Tonight I suffered one of my occasional emotional spasms about death, my own in particular (oddly enough). I just adore life so much that I can’t bear to think how brief it is. I don’t think it was really connected to the episode with Dad; it was just driving the frosted Wyoming badlands tonight in moonlight so bright that my little truck actually cast a shadow. My Raider is oddly cube-shaped, which makes its shadows extra fun, but I digress. All it takes is a good song on the radio and thoughts of all the pleasant things I’m anticipating in life to plunge me into despair that it can’t all last forever.
Here is a silly story about a case of mistaken identities involving two guys in Kemmerer named Felix, and Eva, who is one Felix’s cousin. Eva called my friend John one evening last week to ask if he knew where Felix was. John assumed she meant the elderly Felix Gratisky, who was in the hospital in Jackson Hole with a broken arm and hip after a fall on some ice, and he told her so. She sounded terribly upset, so he offered to drive her up there the next day. Eva must have called the hospital because she called John back a little while later and, in a strange voice, carefully asked the question: “John, can I talk to Felix?” Then the light came on and poor John said “sure,” and handed the phone to Felix Abriani, who had been sitting in the chair next to him the whole time.
Tonight I was in such a strange mood that I half expected to find a UFO planted firmly in the middle of my lane on Highway 189, but instead I found a deer.

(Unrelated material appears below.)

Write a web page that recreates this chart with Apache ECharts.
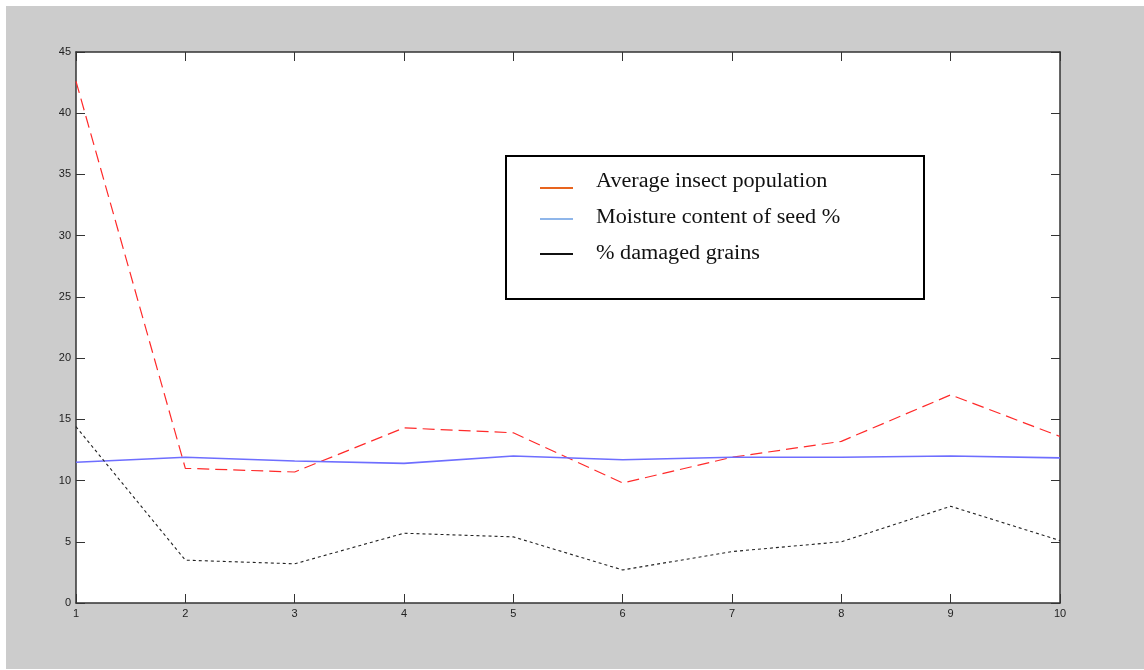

I was going slow enough to safely swerve and honk and she bolted, and for once a deer bolted in the right direction: away from my much-abused bumper. Although, after what that bumper did to a Pontiac years ago at an intersection in National City, California, I should be worried for the deer.
This purposeful post is losing steam fast. I just wanted to say that Dad is fine and Mom is the greatest and I am so glad I can’t express it and so tired I can’t think straight.